Problem statement:
Leave out the pictures and set down exactly the lines from the start of the listing through the one with "light = '#e4e4e4'", both included.

Data lines:

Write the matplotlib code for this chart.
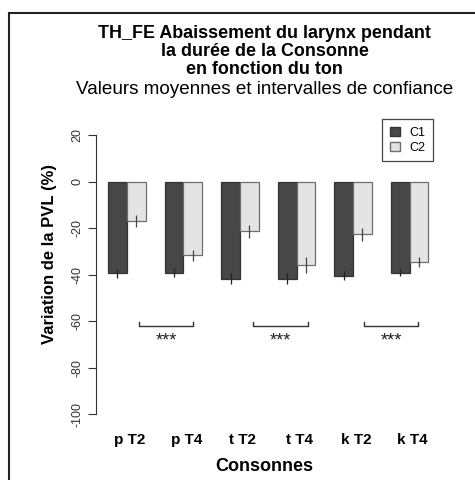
import matplotlib.pyplot as plt
from matplotlib.lines import Line2D
from matplotlib.patches import Rectangle

plt.rcParams['font.family'] = ['Liberation Sans', 'DejaVu Sans']

# Data
consonnes = ['p T2', 'p T4', 't T2', 't T4', 'k T2', 'k T4']
c1_means = [-39.5, -39.1, -41.7, -41.7, -40.5, -39.1]
c2_means = [-17.1, -31.7, -21.3, -36.0, -22.7, -34.5]
c1_err = [2.0, 2.0, 2.5, 2.5, 2.0, 1.5]
c2_err = [2.6, 2.3, 2.8, 3.5, 2.8, 2.2]
yticks = [20, 0, -20, -40, -60, -80, -100]
signif = ['***', '***', '***']

W, H = 475, 480
fig = plt.figure(figsize=(W / 100, H / 100), dpi=100)

# plot region in pixels (left, right, top, bottom)
L, R, T, B = 96, 433, 119, 425.8
ax = fig.add_axes([L / W, (H - B) / H, (R - L) / W, (B - T) / H])
ax.set_xlim(0.363, 18.24)
ax.set_ylim(-105, 26.9)

dark = '#474747'
light = '#e4e4e4'

x1 = [3 * i + 1.5 for i in range(len(consonnes))]
x2 = [3 * i + 2.5 for i in range(len(consonnes))]
ax.bar(x1, c1_means, width=1, color=dark, edgecolor='#333333', linewidth=0.9)
ax.bar(x2, c2_means, width=1, color=light, edgecolor='#6e6e6e', linewidth=0.9)
ax.vlines(x1, [m - e for m, e in zip(c1_means, c1_err)],
          [m + e for m, e in zip(c1_means, c1_err)], color='#222222', lw=0.9)
ax.vlines(x2, [m - e for m, e in zip(c2_means, c2_err)],
          [m + e for m, e in zip(c2_means, c2_err)], color='#444444', lw=0.9)

# significance brackets between tones
brackets = [(2.65, 5.5), (8.7, 11.6), (14.6, 17.45)]
for (a, b), s in zip(brackets, signif):
    ax.plot([a, a, b, b], [-60.2, -62.1, -62.1, -60.2], color='#333333', lw=1)
    ax.text((a + b) / 2, -68.5, s, ha='center', va='center', fontsize=13, color='#222222')

# axes styling, R-like
for sp in ['top', 'right', 'bottom']:
    ax.spines[sp].set_visible(False)
ax.spines['left'].set_bounds(-100, 20)
ax.spines['left'].set_color('#333333')
ax.set_yticks(yticks)
ax.set_yticklabels([str(v) for v in yticks], rotation=90, va='center', fontsize=9, color='#333333')
ax.tick_params(axis='y', length=6, color='#333333', pad=3)
ax.set_xticks([3 * i + 2.15 for i in range(len(consonnes))])
ax.set_xticklabels(consonnes, fontweight='bold', fontsize=11)
ax.tick_params(axis='x', length=0, pad=5)
ax.set_xlabel('Consonnes', fontweight='bold', fontsize=13, labelpad=8)
fig.text(50 / W, 1 - 254 / H, 'Variation de la PVL (%)', rotation=90, ha='center',
         va='center', fontweight='bold', fontsize=12)

# titles
cx = (L + R) / 2 / W
fig.text(cx, 1 - 33 / H, 'TH_FE Abaissement du larynx pendant', ha='center', va='center',
         fontweight='bold', fontsize=12.9)
fig.text(cx, 1 - 52 / H, 'la durée de la Consonne', ha='center', va='center',
         fontweight='bold', fontsize=12.9)
fig.text(cx, 1 - 70 / H, 'en fonction du ton', ha='center', va='center',
         fontweight='bold', fontsize=12.9)
fig.text(cx, 1 - 90 / H, 'Valeurs moyennes et intervalles de confiance', ha='center',
         va='center', fontsize=13.6)

# legend box
leg = ax.legend(handles=[Rectangle((0, 0), 1, 1, facecolor=dark, edgecolor='#333333'),
                         Rectangle((0, 0), 1, 1, facecolor=light, edgecolor='#6e6e6e')],
                labels=['C1', 'C2'], loc='upper right', bbox_to_anchor=(1.0, 1.0),
                fontsize=9, handlelength=0.8, handleheight=0.8, handletextpad=0.8,
                borderpad=0.6, labelspacing=0.25, fancybox=False, framealpha=1,
                borderaxespad=0)
leg.get_frame().set_edgecolor('#444444')
leg.get_frame().set_linewidth(0.9)

# outer frame (left and top edges visible)
fig.add_artist(Line2D([9 / W, 9 / W], [0, 1 - 13 / H], color='#222222', lw=1.5))
fig.add_artist(Line2D([9 / W, 1], [1 - 13 / H, 1 - 13 / H], color='#222222', lw=1.5))

fig.savefig('out.png', dpi=100)
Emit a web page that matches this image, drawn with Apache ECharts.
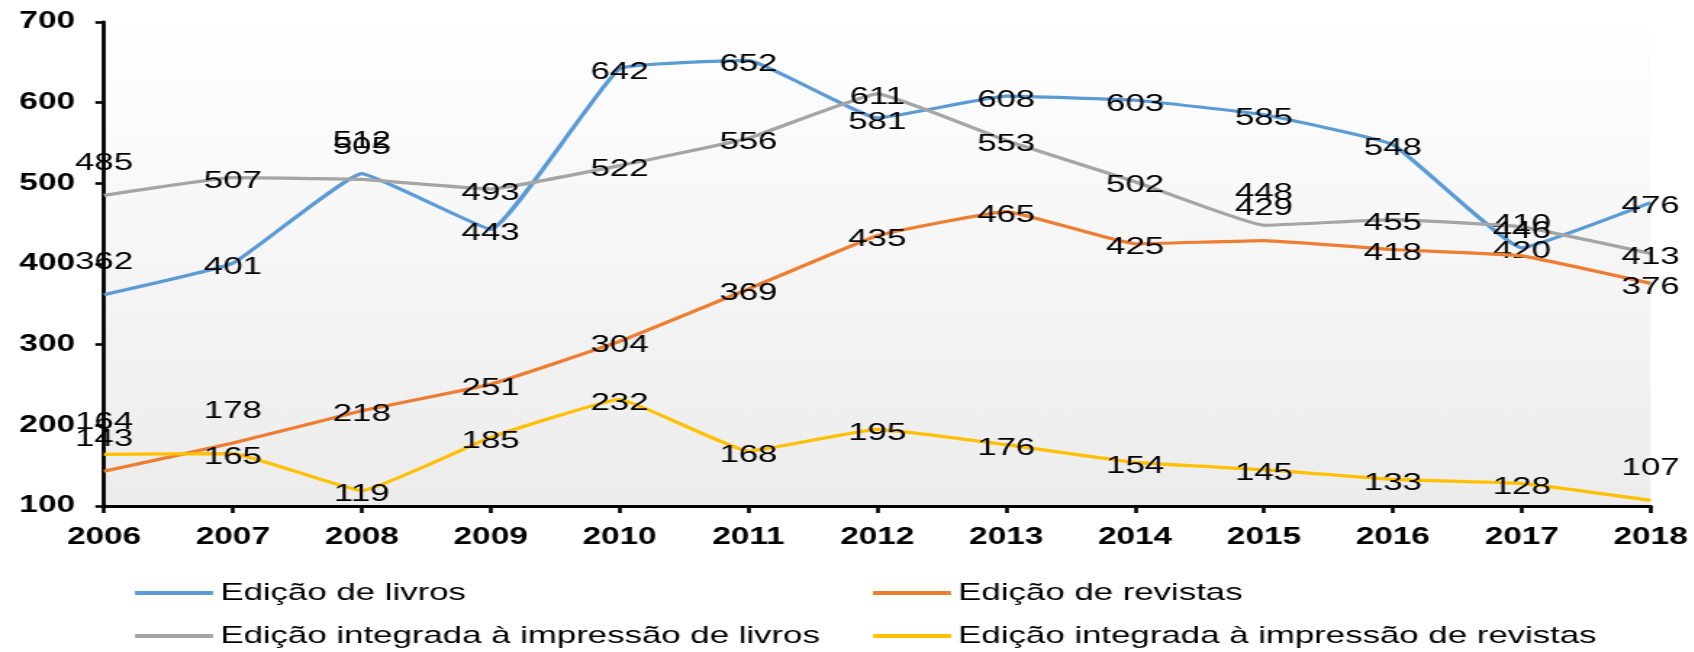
<!DOCTYPE html>
<html>
<head>
<meta charset="utf-8">
<script src="https://cdn.jsdelivr.net/npm/echarts@6/dist/echarts.min.js"></script>
<style>
  html, body { margin: 0; padding: 0; background: #ffffff; overflow: hidden; }
  #wrap { width: 1694px; height: 652px; overflow: hidden; }
  #chart { height: 652px; transform-origin: 0 0; }
</style>
</head>
<body>
<div id="wrap"><div id="chart"></div></div>
<script>
// ---- data ----
const years = ['2006','2007','2008','2009','2010','2011','2012','2013','2014','2015','2016','2017','2018'];
const edicaoLivros = [362, 401, 512, 443, 642, 652, 581, 608, 603, 585, 548, 420, 476];
const edicaoRevistas = [143, 178, 218, 251, 304, 369, 435, 465, 425, 429, 418, 410, 376];
const integradaLivros = [485, 507, 505, 493, 522, 556, 611, 553, 502, 448, 455, 446, 413];
const integradaRevistas = [164, 165, 119, 185, 232, 168, 195, 176, 154, 145, 133, 128, 107];
const yTicks = { min: 100, max: 700, interval: 100 };

const seriesNames = [
  'Edição de livros',
  'Edição de revistas',
  'Edição integrada à impressão de livros',
  'Edição integrada à impressão de revistas'
];

// ---- layout / style (not data) ----
const stretch = 1.45;               // the reference picture is stretched horizontally
const innerW = 1694 / stretch;
const colors = ['#5B9BD5', '#ED7D31', '#A5A5A5', '#FFC000'];
// indices whose data label sits above the point instead of on it
const liftedLabels = [[0, 2], [0, 1, 9, 11], [0, 2, 9], [0, 12]];
// legend slots: [left (px in final picture), row centre y]
const legendSlots = [[135, 593], [873, 593], [135, 636], [873, 636]];

const el = document.getElementById('chart');
el.style.width = innerW + 'px';
el.style.transform = 'scaleX(' + stretch + ')';

const chart = echarts.init(el, null, { renderer: 'canvas' });

function buildData(values, lifted) {
  return values.map((v, i) => lifted.indexOf(i) >= 0
    ? { value: v, label: { offset: [0, -32] } }
    : v);
}

const allValues = [edicaoLivros, edicaoRevistas, integradaLivros, integradaRevistas];

const series = allValues.map((vals, k) => ({
  name: seriesNames[k],
  type: 'line',
  data: buildData(vals, liftedLabels[k]),
  smooth: 0.1,
  symbol: 'circle',
  symbolSize: 0,
  showSymbol: true,
  lineStyle: { color: colors[k], width: 3.2 },
  itemStyle: { color: colors[k] },
  label: {
    show: true,
    position: 'inside',
    offset: [0, 4],
    color: '#000000',
    fontFamily: 'Liberation Sans, Arial, sans-serif',
    fontSize: 24
  },
  z: 2 + k
}));

const legends = seriesNames.map((name, k) => ({
  orient: 'horizontal',
  left: legendSlots[k][0] / stretch,
  top: legendSlots[k][1] - 15,
  padding: 0,
  itemWidth: 78 / stretch,
  itemHeight: 4,
  icon: 'rect',
  data: [name],
  textStyle: {
    fontFamily: 'Liberation Sans, Arial, sans-serif',
    fontSize: 24,
    color: '#000000',
    lineHeight: 30
  }
}));

const axisFont = {
  color: '#000000',
  fontFamily: 'Liberation Sans, Arial, sans-serif',
  fontSize: 23,
  fontWeight: 'bold'
};

chart.setOption({
  animation: false,
  color: colors,
  grid: {
    left: 104 / stretch,
    right: innerW - 1651 / stretch,
    top: 22,
    bottom: 146,
    show: true,
    borderWidth: 0,
    backgroundColor: new echarts.graphic.LinearGradient(0, 0, 0, 1, [
      { offset: 0, color: '#ffffff' },
      { offset: 1, color: '#ececec' }
    ])
  },
  legend: legends,
  xAxis: {
    type: 'category',
    data: years,
    boundaryGap: false,
    axisLine: { show: true, lineStyle: { color: '#000000', width: 3 } },
    axisTick: { show: true, alignWithLabel: true, length: 7, lineStyle: { color: '#000000', width: 2.6 } },
    axisLabel: Object.assign({ margin: 20 }, axisFont),
    splitLine: { show: false }
  },
  yAxis: {
    type: 'value',
    min: yTicks.min,
    max: yTicks.max,
    interval: yTicks.interval,
    axisLine: { show: true, lineStyle: { color: '#000000', width: 2.8 } },
    axisTick: { show: true, length: 6, lineStyle: { color: '#000000', width: 2.6 } },
    axisLabel: Object.assign({ margin: 20 }, axisFont),
    splitLine: { show: false }
  },
  series: series
});
</script>
</body>
</html>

Written response:
Write the matplotlib code for this chart.
import matplotlib.pyplot as plt
from matplotlib.lines import Line2D
from matplotlib.patches import Rectangle

plt.rcParams['font.family'] = ['Liberation Sans', 'DejaVu Sans']

# Data
consonnes = ['p T2', 'p T4', 't T2', 't T4', 'k T2', 'k T4']
c1_means = [-39.5, -39.1, -41.7, -41.7, -40.5, -39.1]
c2_means = [-17.1, -31.7, -21.3, -36.0, -22.7, -34.5]
c1_err = [2.0, 2.0, 2.5, 2.5, 2.0, 1.5]
c2_err = [2.6, 2.3, 2.8, 3.5, 2.8, 2.2]
yticks = [20, 0, -20, -40, -60, -80, -100]
signif = ['***', '***', '***']

W, H = 475, 480
fig = plt.figure(figsize=(W / 100, H / 100), dpi=100)

# plot region in pixels (left, right, top, bottom)
L, R, T, B = 96, 433, 119, 425.8
ax = fig.add_axes([L / W, (H - B) / H, (R - L) / W, (B - T) / H])
ax.set_xlim(0.363, 18.24)
ax.set_ylim(-105, 26.9)

dark = '#474747'
light = '#e4e4e4'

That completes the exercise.